» **WORK TO DO**: Collect the lines of the entries where "this" shows up.

» **RECORDS SHOWN**:
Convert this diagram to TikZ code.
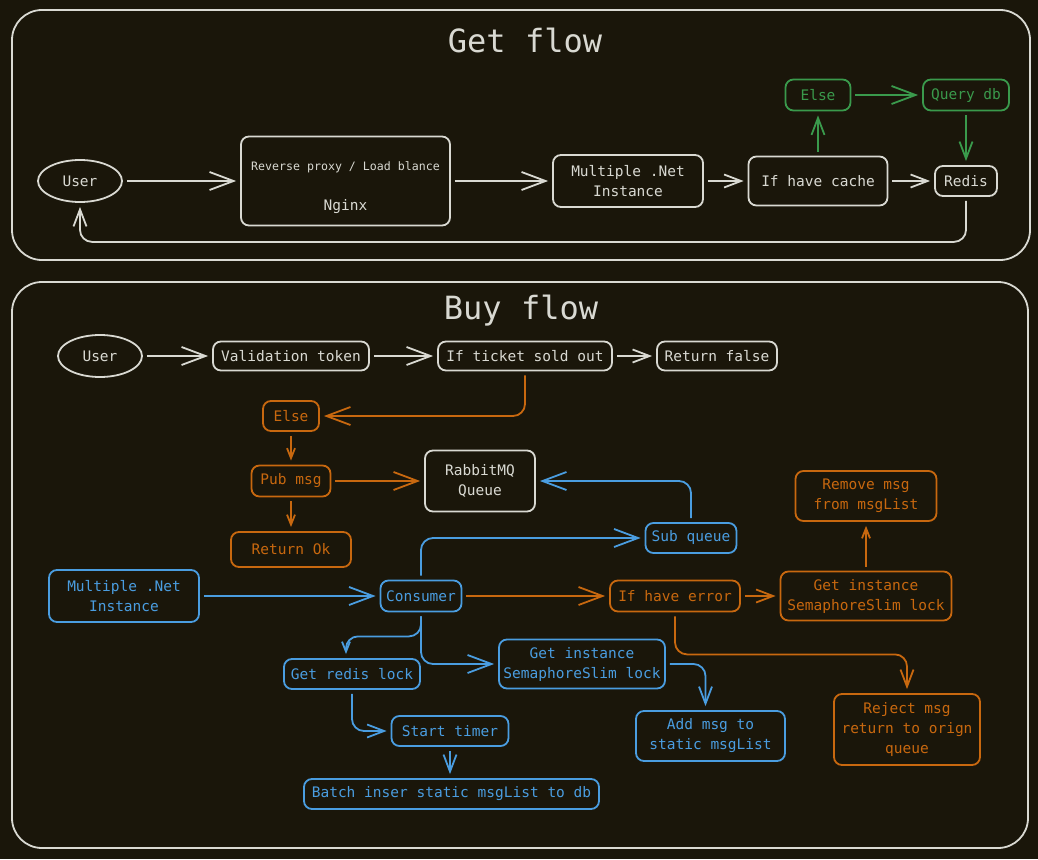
\documentclass[tikz,border=0pt]{standalone}
\usepackage{fontspec}
\setmainfont{DejaVu Sans Mono}
\usepackage{tikz}
\usetikzlibrary{arrows.meta,shapes,positioning,calc}
\usepackage{xcolor}

\definecolor{bgdark}{HTML}{1A160A}
\definecolor{fgpale}{HTML}{D9D9D2}
\definecolor{okgreen}{HTML}{3A9A4C}
\definecolor{buyorange}{HTML}{C8680F}
\definecolor{mqblue}{HTML}{4A9DE0}

\begin{document}
\begin{tikzpicture}[
    x=1pt, y=-1pt,
    every node/.style={
        font=\fontsize{14.5}{20}\selectfont,
        text=fgpale
    },
    box/.style={draw=fgpale, rounded corners=8pt, line width=1.8pt, align=center, inner sep=0pt},
    oval/.style={ellipse, draw=fgpale, line width=1.8pt, minimum width=84pt, minimum height=42pt, inner sep=0pt},
    frame/.style={draw=fgpale, rounded corners=30pt, line width=1.8pt},
    title/.style={font=\fontsize{32}{38}\selectfont},
    link/.style={draw=fgpale, line width=1.8pt, rounded corners=12pt, shorten >=4pt, shorten <=4pt},
    tip big/.style={-{Straight Barb[length=24pt,width=18pt]}},
    tip mid/.style={-{Straight Barb[length=17pt,width=13pt]}},
    tip small/.style={-{Straight Barb[length=10pt,width=8pt]}},
    col g/.style={draw=okgreen, text=okgreen},
    col o/.style={draw=buyorange, text=buyorange},
    col b/.style={draw=mqblue, text=mqblue}
]

\fill[bgdark] (0,0) rectangle (1038,859);
\useasboundingbox (0,0) rectangle (1038,859);

% ---------------- Get flow ----------------
\draw[frame] (12,10) rectangle (1030,260);
\node[title] (gtitle) at (525,40) {Get flow};

\node[oval] (guser) at (80,181) {User};
\node[box, minimum width=209pt, minimum height=89pt] (nginx) at (345.5,181)
    {{\fontsize{11.6}{14}\selectfont\rule{0pt}{23pt}Reverse proxy / Load blance}\\[20pt] Nginx};
\node[box, minimum width=150pt, minimum height=52pt] (gnet) at (628,181) {Multiple .Net\\Instance};
\node[box, minimum width=139pt, minimum height=49pt] (gcache) at (818,181) {If have cache};
\node[box, minimum width=62pt, minimum height=30pt] (gredis) at (966,181) {Redis};
\node[box, col g, minimum width=65pt, minimum height=31pt] (gelse) at (818,95) {Else};
\node[box, col g, minimum width=86pt, minimum height=31pt] (gquery) at (966,95) {Query db};

\draw[link, tip big] (guser) -- (nginx);
\draw[link, tip big] (nginx) -- (gnet);
\draw[link, tip mid] (gnet) -- (gcache);
\draw[link, tip mid] (gcache) -- (gredis);
\draw[link, tip mid, draw=okgreen] (gcache) -- (gelse);
\draw[link, tip big, draw=okgreen] (gelse) -- (gquery);
\draw[link, tip mid, draw=okgreen] (gquery) -- (gredis);
\draw[link, tip mid] (gredis.south) -- ++(0,45) -| (guser.south);

% ---------------- Buy flow ----------------
\draw[frame] (12,282) rectangle (1028,848);
\node[title] (btitle) at (521,311) {Buy flow};

\node[oval] (buser) at (100,356) {User};
\node[box, minimum width=156pt, minimum height=29pt] (valid) at (291,356) {Validation token};
\node[box, minimum width=174pt, minimum height=29pt] (ticket) at (525,356) {If ticket sold out};
\node[box, minimum width=120pt, minimum height=29pt] (retfalse) at (717,356) {Return false};
\node[box, col o, minimum width=56pt, minimum height=30pt] (belse) at (291,416) {Else};
\node[box, col o, minimum width=79pt, minimum height=31pt] (pubmsg) at (291,481) {Pub msg};
\node[box, col o, minimum width=120pt, minimum height=35pt] (retok) at (291,549.5) {Return Ok};
\node[box, minimum width=110pt, minimum height=61pt] (rabbit) at (480,481) {RabbitMQ\\Queue};
\node[box, col b, minimum width=91pt, minimum height=30pt] (subq) at (691,538) {Sub queue};
\node[box, col b, minimum width=150pt, minimum height=52pt] (bnet) at (124,596) {Multiple .Net\\Instance};
\node[box, col b, minimum width=81pt, minimum height=31pt] (consumer) at (421,596) {Consumer};
\node[box, col o, minimum width=130pt, minimum height=31pt] (iferr) at (675,596) {If have error};
\node[box, col o, minimum width=171pt, minimum height=49pt] (semerr) at (866,596) {Get instance\\SemaphoreSlim lock};
\node[box, col o, minimum width=141pt, minimum height=50pt] (remove) at (866,496) {Remove msg\\from msgList};
\node[box, col o, minimum width=146pt, minimum height=71pt] (reject) at (907,729.5) {Reject msg\\return to orign\\queue};
\node[box, col b, minimum width=136pt, minimum height=30pt] (redislock) at (352,674) {Get redis lock};
\node[box, col b, minimum width=166pt, minimum height=49pt] (sembl) at (582,664) {Get instance\\SemaphoreSlim lock};
\node[box, col b, minimum width=149pt, minimum height=50pt] (addmsg) at (710.5,736) {Add msg to\\static msgList};
\node[box, col b, minimum width=117pt, minimum height=30pt] (timer) at (450,731) {Start timer};
\node[box, col b, minimum width=295pt, minimum height=30pt] (batch) at (451.5,794) {Batch inser static msgList to db};

% main line
\draw[link, tip big] (buser) -- (valid);
\draw[link, tip big] (valid) -- (ticket);
\draw[link, tip mid] (ticket) -- (retfalse);

% orange path
\draw[link, tip big, draw=buyorange] (ticket.south) |- (belse.east);
\draw[link, tip small, draw=buyorange] (belse) -- (pubmsg);
\draw[link, tip big, draw=buyorange] (pubmsg) -- (rabbit);
\draw[link, tip small, draw=buyorange] (pubmsg) -- (retok);

% consumer side
\draw[link, tip big, draw=mqblue] (bnet) -- (consumer);
\draw[link, tip big, draw=mqblue] (consumer.north) |- (subq.west);
\draw[link, tip big, draw=mqblue] (subq.north) |- (rabbit.east);
\draw[link, tip big, draw=buyorange] (consumer) -- (iferr);
\draw[link, tip mid, draw=buyorange] (iferr) -- (semerr);
\draw[link, tip small, draw=buyorange] (semerr) -- (remove);
\draw[link, tip mid, draw=buyorange] (iferr.south) -- ++(0,42) -| (reject.north);
\draw[link, tip small, draw=mqblue] (consumer.south) -- ++(0,24) -| ([xshift=-6pt]redislock.north);
\draw[link, tip big, draw=mqblue] (consumer.south) |- (sembl.west);
\draw[link, tip mid, draw=mqblue] (redislock.south) |- (timer.west);
\draw[link, tip mid, draw=mqblue] (timer.south) -- (timer.south |- batch.north);
\draw[link, tip mid, draw=mqblue] (sembl.east) -| ([xshift=-5pt]addmsg.north);

\end{tikzpicture}
\end{document}
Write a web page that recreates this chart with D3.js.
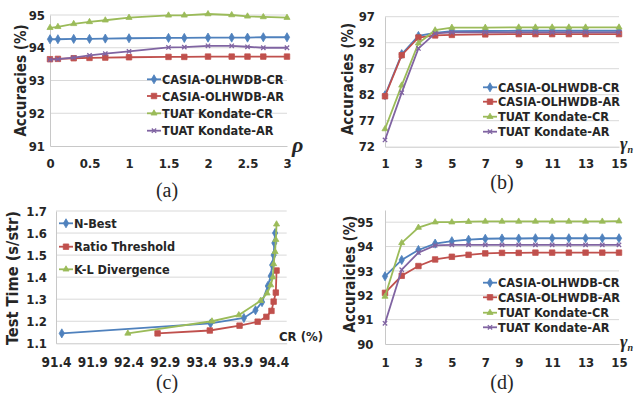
<!DOCTYPE html>
<html>
<head>
<meta charset="utf-8">
<script src="https://cdn.jsdelivr.net/npm/d3@7"></script>
<style>
body { margin: 0; background: #fff; }
svg { display: block; }
text { font-family: "Liberation Sans Narrow", "Arial Narrow", "DejaVu Sans Condensed", sans-serif; font-weight: bold; fill: #262626; }
text.cap { font-family: "Liberation Serif", "Times New Roman", serif; font-weight: normal; }
text.sym { font-family: "Liberation Serif", "Times New Roman", serif; font-style: italic; font-weight: bold; }
</style>
</head>
<body>
<svg width="635" height="393"></svg>
<script>
const seriesNames = ["CASIA-OLHWDB-CR", "CASIA-OLHWDB-AR", "TUAT Kondate-CR", "TUAT Kondate-AR"];

// (a) accuracy vs rho
const rho = [0, 0.1, 0.3, 0.5, 0.7, 1, 1.5, 1.7, 2, 2.3, 2.5, 2.7, 3];
const aCasiaCR = [94.26, 94.26, 94.27, 94.27, 94.28, 94.29, 94.30, 94.30, 94.31, 94.31, 94.31, 94.32, 94.32];
const aCasiaAR = [93.65, 93.66, 93.68, 93.69, 93.70, 93.71, 93.72, 93.72, 93.73, 93.73, 93.73, 93.73, 93.73];
const aTuatCR = [94.61, 94.64, 94.73, 94.79, 94.84, 94.92, 94.99, 94.99, 95.03, 95.00, 94.96, 94.94, 94.92];
const aTuatAR = [93.64, 93.65, 93.70, 93.77, 93.82, 93.89, 94.01, 94.02, 94.06, 94.06, 94.03, 94.00, 94.00];
const aXTicks = [0, 0.5, 1, 1.5, 2, 2.5, 3];
const aYTicks = [91, 92, 93, 94, 95];

// (b) accuracy vs gamma_n
const bX = [1, 2, 3, 4, 5, 7, 9, 10, 11, 12, 13, 15];
const bCasiaCR = [81.9, 89.8, 93.3, 93.9, 94.2, 94.25, 94.3, 94.3, 94.3, 94.3, 94.3, 94.3];
const bCasiaAR = [81.7, 89.6, 93.0, 93.4, 93.5, 93.6, 93.65, 93.65, 93.65, 93.65, 93.65, 93.65];
const bTuatCR = [75.4, 83.8, 91.9, 94.4, 94.9, 94.9, 94.95, 94.95, 94.95, 94.95, 94.95, 94.95];
const bTuatAR = [73.3, 82.4, 90.9, 93.8, 94.0, 94.0, 94.0, 94.0, 94.0, 94.0, 94.0, 94.0];
const gXTicks = [1, 3, 5, 7, 9, 11, 13, 15];
const bYTicks = [72, 77, 82, 87, 92, 97];

// (c) test time vs CR
const nBestCR = [91.48, 93.53, 93.99, 94.15, 94.24, 94.32, 94.36, 94.38, 94.40, 94.41, 94.42];
const nBestTime = [1.145, 1.19, 1.215, 1.25, 1.287, 1.36, 1.405, 1.455, 1.50, 1.555, 1.60];
const ratioCR = [92.80, 93.52, 93.93, 94.18, 94.30, 94.37, 94.40, 94.43, 94.44];
const ratioTime = [1.145, 1.158, 1.18, 1.198, 1.22, 1.247, 1.289, 1.33, 1.43];
const klCR = [92.39, 93.55, 93.92, 94.22, 94.31, 94.36, 94.39, 94.40, 94.42, 94.43, 94.44];
const klTime = [1.145, 1.20, 1.228, 1.293, 1.327, 1.364, 1.40, 1.46, 1.515, 1.57, 1.64];
const cNames = ["N-Best", "Ratio Threshold", "K-L Divergence"];
const cXTicks = [91.4, 91.9, 92.4, 92.9, 93.4, 93.9, 94.4];
const cYTicks = [1.1, 1.2, 1.3, 1.4, 1.5, 1.6, 1.7];

// (d) accuracy vs gamma_n
const dX = [1, 2, 3, 4, 5, 6, 7, 8, 9, 10, 11, 12, 13, 14, 15];
const dCasiaCR = [92.78, 93.45, 93.86, 94.12, 94.22, 94.28, 94.32, 94.33, 94.33, 94.34, 94.34, 94.34, 94.34, 94.34, 94.34];
const dCasiaAR = [92.10, 92.80, 93.20, 93.47, 93.58, 93.66, 93.72, 93.74, 93.74, 93.75, 93.75, 93.75, 93.75, 93.75, 93.75];
const dTuatCR = [91.95, 94.15, 94.78, 95.00, 95.00, 95.02, 95.03, 95.03, 95.03, 95.03, 95.03, 95.03, 95.03, 95.03, 95.04];
const dTuatAR = [90.85, 93.05, 93.75, 94.05, 94.07, 94.07, 94.07, 94.07, 94.07, 94.07, 94.07, 94.07, 94.07, 94.07, 94.07];
const dYTicks = [90, 91, 92, 93, 94, 95];

const colors = ["#4f81bd", "#c0504d", "#9bbb59", "#8064a2"];
const shapes = [d3.symbolDiamond, d3.symbolSquare, d3.symbolTriangle, d3.symbolTimes];
const shapeSize = [24, 30, 16, 14];

const svg = d3.select('svg');

function marker(sel, i) {
    const isStroke = i === 3;
    sel.attr('d', d3.symbol().type(shapes[i]).size(shapeSize[i]))
        .attr('fill', isStroke ? 'none' : colors[i])
        .attr('stroke', colors[i])
        .attr('stroke-width', isStroke ? 1.3 : 0.8);
}

function drawPanel(p) {
    const x = d3.scaleLinear().domain(p.xDomain).range(p.xRange);
    const y = d3.scaleLinear().domain(p.yDomain).range(p.yRange);
    const g = svg.append('g');

    g.selectAll('.grid')
        .data(p.yTicks.slice(1))
        .enter()
        .append('line')
        .attr('x1', p.xRange[0])
        .attr('x2', p.xRange[1])
        .attr('y1', d => y(d))
        .attr('y2', d => y(d))
        .attr('stroke', '#d9d9d9')
        .attr('stroke-width', 1);

    const ax = g.append('g')
        .attr('transform', 'translate(' + p.xRange[0] + ',0)')
        .call(d3.axisLeft(y).tickValues(p.yTicks).tickSize(0).tickPadding(p.yPad).tickFormat(p.yFormat))
        .attr('font-size', 13);
    ax.select('.domain').attr('stroke', '#c8c8c8');

    const bx = g.append('g')
        .attr('transform', 'translate(0,' + p.yRange[0] + ')')
        .call(d3.axisBottom(x).tickValues(p.xTicks).tickSize(0).tickPadding(p.xPad).tickFormat(p.xFormat))
        .attr('font-size', p.xFont || 13);
    bx.select('.domain').attr('stroke', '#c8c8c8');

    p.series.forEach((s, i) => {
        const pts = s.x.map((v, j) => [v, s.y[j]]);
        g.append('path')
            .datum(pts)
            .attr('fill', 'none')
            .attr('stroke', colors[i])
            .attr('stroke-width', 1.8)
            .attr('d', d3.line().x(d => x(d[0])).y(d => y(d[1])));
        g.selectAll('.m' + i)
            .data(pts)
            .enter()
            .append('path')
            .attr('transform', d => 'translate(' + x(d[0]) + ',' + y(d[1]) + ')')
            .call(marker, i);
    });

    const leg = g.selectAll('.leg')
        .data(p.names)
        .enter()
        .append('g')
        .attr('transform', (d, i) => 'translate(' + p.legX + ',' + p.legY[i] + ')');
    leg.append('line')
        .attr('x1', 0).attr('x2', 14)
        .attr('stroke', (d, i) => colors[i])
        .attr('stroke-width', 1.8);
    leg.append('path')
        .attr('transform', 'translate(7,0)')
        .each(function (d, i) { d3.select(this).call(marker, i); });
    leg.append('text')
        .attr('x', 15)
        .attr('dy', '0.36em')
        .attr('font-size', 12.6)
        .text(d => d);

    const t = g.append('text')
        .attr('transform', 'translate(' + p.titleX + ',' + p.titleY + ') rotate(-90)')
        .attr('text-anchor', 'middle')
        .attr('dy', '0.35em')
        .attr('font-size', 15)
        .text(p.title);
    if (p.titleLen) t.attr('textLength', p.titleLen).attr('lengthAdjust', 'spacingAndGlyphs');

    g.append('text')
        .attr('class', 'cap')
        .attr('x', p.capX)
        .attr('y', p.capY)
        .attr('text-anchor', 'middle')
        .attr('font-size', 20)
        .text(p.cap);
}

function zip(xs, ys) { return { x: xs, y: ys }; }

drawPanel({
    xDomain: [0, 3], xRange: [50, 287],
    yDomain: [91, 95], yRange: [146, 15],
    xTicks: aXTicks, yTicks: aYTicks, yPad: 5, xPad: 12.7,
    xFormat: d => String(d), yFormat: d3.format('d'),
    series: [zip(rho, aCasiaCR), zip(rho, aCasiaAR), zip(rho, aTuatCR), zip(rho, aTuatAR)],
    names: seriesNames, legX: 147, legY: [79.3, 96, 113.3, 130.7],
    title: 'Accuracies (%)', titleX: 21, titleY: 80.5,
    cap: '(a)', capX: 167, capY: 197
});

drawPanel({
    xDomain: [1, 15], xRange: [385, 619],
    yDomain: [72, 97], yRange: [146.7, 16.7],
    xTicks: gXTicks, yTicks: bYTicks, yPad: 10, xPad: 12.2,
    xFormat: d3.format('d'), yFormat: d3.format('d'),
    series: [zip(bX, bCasiaCR), zip(bX, bCasiaAR), zip(bX, bTuatCR), zip(bX, bTuatAR)],
    names: seriesNames, legX: 483, legY: [87.3, 101.7, 116.7, 131.7],
    title: 'Accuracies (%)', titleX: 348, titleY: 79,
    cap: '(b)', capX: 502, capY: 189
});

drawPanel({
    xDomain: [91.4, 94.58], xRange: [56, 286.7],
    yDomain: [1.1, 1.7], yRange: [343.3, 211],
    xTicks: cXTicks, yTicks: cYTicks, yPad: 9, xPad: 14, xFont: 13.5,
    xFormat: d3.format('.1f'), yFormat: d3.format('.1f'),
    series: [zip(nBestCR, nBestTime), zip(ratioCR, ratioTime), zip(klCR, klTime)],
    names: cNames, legX: 59, legY: [223.3, 246.7, 269.3],
    title: 'Test Time (s/str)', titleX: 13, titleY: 278, titleLen: 134,
    cap: '(c)', capX: 167, capY: 389
});

drawPanel({
    xDomain: [1, 15], xRange: [385, 619],
    yDomain: [90, 95.5], yRange: [344, 210],
    xTicks: gXTicks, yTicks: dYTicks, yPad: 11.5, xPad: 13.7,
    xFormat: d3.format('d'), yFormat: d3.format('d'),
    series: [zip(dX, dCasiaCR), zip(dX, dCasiaAR), zip(dX, dTuatCR), zip(dX, dTuatAR)],
    names: seriesNames, legX: 483, legY: [282.7, 297.3, 312.7, 327.3],
    title: 'Accuraicies (%)', titleX: 350, titleY: 274,
    cap: '(d)', capX: 502, capY: 389
});

// axis symbols
svg.append('text').attr('class', 'sym').attr('x', 292).attr('y', 152).attr('font-size', 22).text('ρ');
[150, 348].forEach(yy => {
    const s = svg.append('text').attr('class', 'sym').attr('x', 620).attr('y', yy).attr('font-size', 18);
    s.append('tspan').text('γ');
    s.append('tspan').attr('font-size', 10).attr('dy', 3).text('n');
});
svg.append('text').attr('x', 279).attr('y', 341).attr('font-size', 13).text('CR (%)');
</script>
</body>
</html>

» **TASK ANSWER**:
Convert this diagram to TikZ code.
Write a web page that recreates this chart with D3.js.
        .each(function (d, i) { d3.select(this).call(marker, i); });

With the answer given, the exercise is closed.